Work instructions = Whenever a line contains the string "document", copy it out of the entries.

** Start Excerpted records **

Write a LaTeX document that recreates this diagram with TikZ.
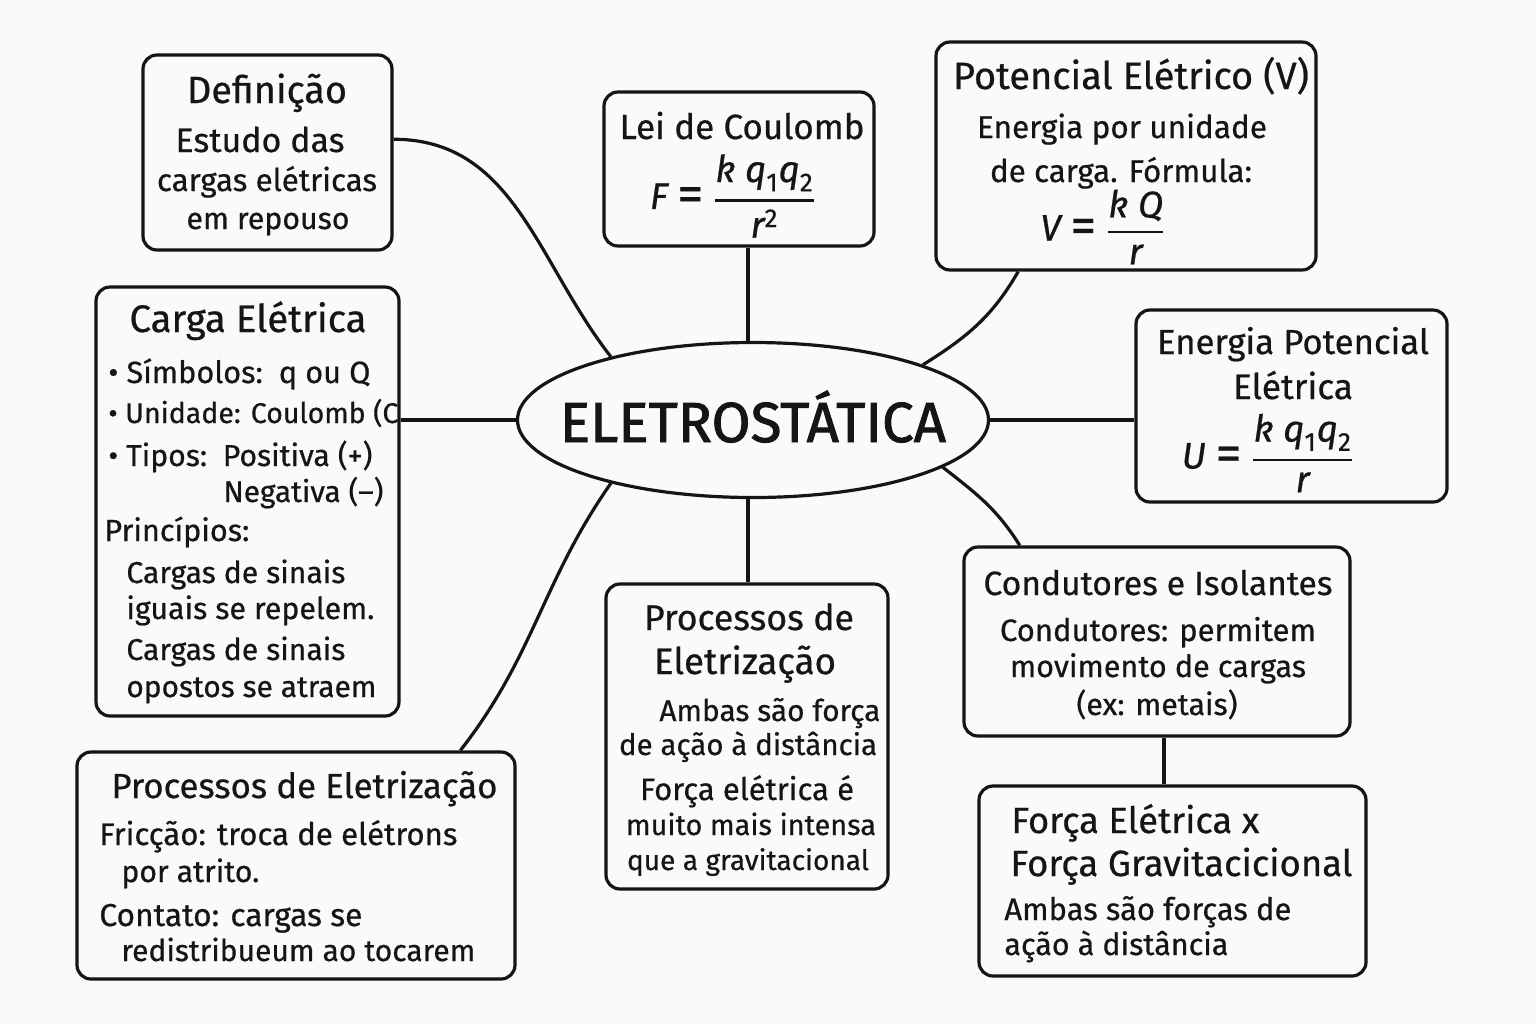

** End Excerpted records **
** Start Excerpted records **

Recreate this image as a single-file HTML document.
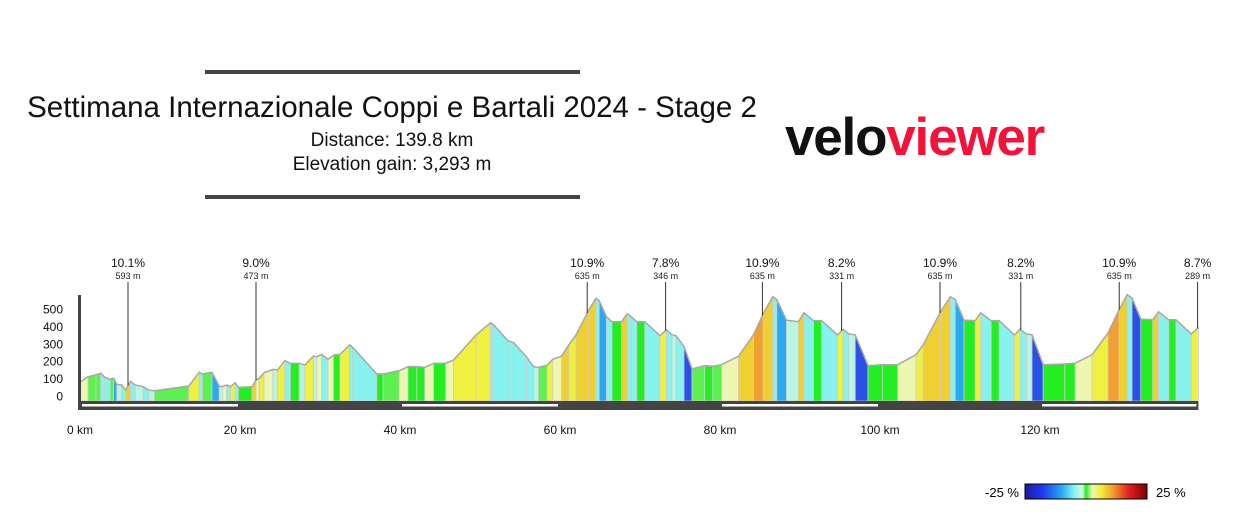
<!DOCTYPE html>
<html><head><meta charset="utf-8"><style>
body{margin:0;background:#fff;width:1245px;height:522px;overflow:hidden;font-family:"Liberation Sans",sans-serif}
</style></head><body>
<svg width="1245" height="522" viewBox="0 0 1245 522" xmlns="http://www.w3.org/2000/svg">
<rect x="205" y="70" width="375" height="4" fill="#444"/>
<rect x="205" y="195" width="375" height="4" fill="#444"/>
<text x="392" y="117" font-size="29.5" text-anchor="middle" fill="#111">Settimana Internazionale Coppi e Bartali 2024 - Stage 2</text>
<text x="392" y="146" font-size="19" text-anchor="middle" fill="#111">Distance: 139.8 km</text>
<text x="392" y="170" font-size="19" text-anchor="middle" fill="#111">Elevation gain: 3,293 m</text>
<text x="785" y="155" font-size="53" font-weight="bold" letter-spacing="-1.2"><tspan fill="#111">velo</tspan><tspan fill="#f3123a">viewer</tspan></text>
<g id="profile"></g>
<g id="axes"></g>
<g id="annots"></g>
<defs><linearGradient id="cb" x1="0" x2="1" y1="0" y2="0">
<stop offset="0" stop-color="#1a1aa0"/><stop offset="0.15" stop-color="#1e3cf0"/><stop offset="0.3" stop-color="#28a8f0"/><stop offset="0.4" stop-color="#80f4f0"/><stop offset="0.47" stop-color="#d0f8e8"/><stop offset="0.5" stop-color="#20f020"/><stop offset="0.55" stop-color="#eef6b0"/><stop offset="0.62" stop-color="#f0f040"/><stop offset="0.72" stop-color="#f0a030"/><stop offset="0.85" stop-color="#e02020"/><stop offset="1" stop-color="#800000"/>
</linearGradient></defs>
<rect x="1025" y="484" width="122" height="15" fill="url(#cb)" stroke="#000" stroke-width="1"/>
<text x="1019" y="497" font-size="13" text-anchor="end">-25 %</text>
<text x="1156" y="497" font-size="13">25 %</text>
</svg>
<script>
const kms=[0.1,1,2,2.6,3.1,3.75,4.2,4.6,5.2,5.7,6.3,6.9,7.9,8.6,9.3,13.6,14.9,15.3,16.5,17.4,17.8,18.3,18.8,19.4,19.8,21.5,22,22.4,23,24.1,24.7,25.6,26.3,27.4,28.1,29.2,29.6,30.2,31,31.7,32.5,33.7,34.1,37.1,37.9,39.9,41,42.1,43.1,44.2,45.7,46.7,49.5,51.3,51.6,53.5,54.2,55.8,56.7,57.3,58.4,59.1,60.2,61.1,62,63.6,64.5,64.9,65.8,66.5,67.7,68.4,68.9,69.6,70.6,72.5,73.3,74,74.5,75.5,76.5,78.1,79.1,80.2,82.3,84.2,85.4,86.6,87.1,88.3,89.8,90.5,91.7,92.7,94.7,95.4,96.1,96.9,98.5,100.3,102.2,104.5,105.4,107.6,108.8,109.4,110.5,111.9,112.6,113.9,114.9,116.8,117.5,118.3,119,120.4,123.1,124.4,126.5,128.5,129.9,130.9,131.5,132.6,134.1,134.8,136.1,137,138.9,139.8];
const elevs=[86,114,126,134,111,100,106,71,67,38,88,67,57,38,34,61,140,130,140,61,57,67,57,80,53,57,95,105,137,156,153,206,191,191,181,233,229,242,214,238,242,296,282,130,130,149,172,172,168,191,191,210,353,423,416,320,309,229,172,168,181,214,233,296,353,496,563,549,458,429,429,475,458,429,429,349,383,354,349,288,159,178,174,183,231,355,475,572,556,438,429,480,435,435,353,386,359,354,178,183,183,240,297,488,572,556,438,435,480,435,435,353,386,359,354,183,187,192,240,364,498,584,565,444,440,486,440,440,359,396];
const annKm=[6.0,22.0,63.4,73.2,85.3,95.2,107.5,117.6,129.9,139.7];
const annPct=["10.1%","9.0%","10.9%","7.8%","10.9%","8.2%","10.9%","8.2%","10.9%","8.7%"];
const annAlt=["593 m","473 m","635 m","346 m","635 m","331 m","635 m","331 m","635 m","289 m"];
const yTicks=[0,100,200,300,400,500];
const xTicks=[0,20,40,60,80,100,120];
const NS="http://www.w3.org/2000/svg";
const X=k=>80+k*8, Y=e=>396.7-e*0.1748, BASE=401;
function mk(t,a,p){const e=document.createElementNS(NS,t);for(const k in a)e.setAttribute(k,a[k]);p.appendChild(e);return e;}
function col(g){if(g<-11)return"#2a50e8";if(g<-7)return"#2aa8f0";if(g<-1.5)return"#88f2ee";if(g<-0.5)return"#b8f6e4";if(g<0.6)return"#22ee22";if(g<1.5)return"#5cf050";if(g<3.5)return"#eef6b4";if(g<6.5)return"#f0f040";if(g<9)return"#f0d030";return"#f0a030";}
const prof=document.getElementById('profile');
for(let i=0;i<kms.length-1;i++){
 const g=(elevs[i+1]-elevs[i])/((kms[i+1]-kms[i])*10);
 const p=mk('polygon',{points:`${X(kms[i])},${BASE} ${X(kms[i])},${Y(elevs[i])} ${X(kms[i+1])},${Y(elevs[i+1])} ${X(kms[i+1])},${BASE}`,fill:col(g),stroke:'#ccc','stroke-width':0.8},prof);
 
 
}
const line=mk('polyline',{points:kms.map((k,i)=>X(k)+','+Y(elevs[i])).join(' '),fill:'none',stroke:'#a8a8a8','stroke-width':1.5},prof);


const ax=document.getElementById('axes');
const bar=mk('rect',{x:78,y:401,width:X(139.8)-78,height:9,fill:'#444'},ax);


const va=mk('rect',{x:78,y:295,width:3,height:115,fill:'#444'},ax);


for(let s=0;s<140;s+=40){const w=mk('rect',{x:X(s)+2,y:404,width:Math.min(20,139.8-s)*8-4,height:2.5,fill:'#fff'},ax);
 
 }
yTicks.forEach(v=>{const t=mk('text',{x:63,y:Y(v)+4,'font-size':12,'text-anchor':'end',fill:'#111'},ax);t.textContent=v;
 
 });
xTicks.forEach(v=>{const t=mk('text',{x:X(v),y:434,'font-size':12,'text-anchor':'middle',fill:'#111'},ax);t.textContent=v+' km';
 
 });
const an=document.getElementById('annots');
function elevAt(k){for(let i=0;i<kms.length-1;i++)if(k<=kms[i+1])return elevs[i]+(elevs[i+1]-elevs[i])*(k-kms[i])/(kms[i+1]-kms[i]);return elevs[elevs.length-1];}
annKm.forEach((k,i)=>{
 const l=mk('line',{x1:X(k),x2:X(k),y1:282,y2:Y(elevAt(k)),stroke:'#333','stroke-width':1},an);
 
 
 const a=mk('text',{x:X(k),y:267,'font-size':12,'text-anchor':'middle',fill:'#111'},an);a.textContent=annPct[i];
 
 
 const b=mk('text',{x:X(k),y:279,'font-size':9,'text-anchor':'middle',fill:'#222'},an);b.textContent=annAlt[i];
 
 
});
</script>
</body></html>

** End Excerpted records **
** Start Excerpted records **

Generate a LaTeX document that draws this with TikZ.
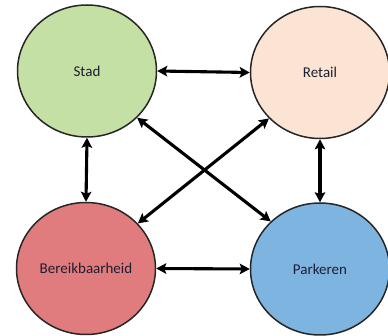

** End Excerpted records **

Answer in full =
Write a LaTeX document that recreates this diagram with TikZ.
Recreate this image as a single-file HTML document.
function mk(t,a,p){const e=document.createElementNS(NS,t);for(const k in a)e.setAttribute(k,a[k]);p.appendChild(e);return e;}
const prof=document.getElementById('profile');
const ax=document.getElementById('axes');
const an=document.getElementById('annots');
Generate a LaTeX document that draws this with TikZ.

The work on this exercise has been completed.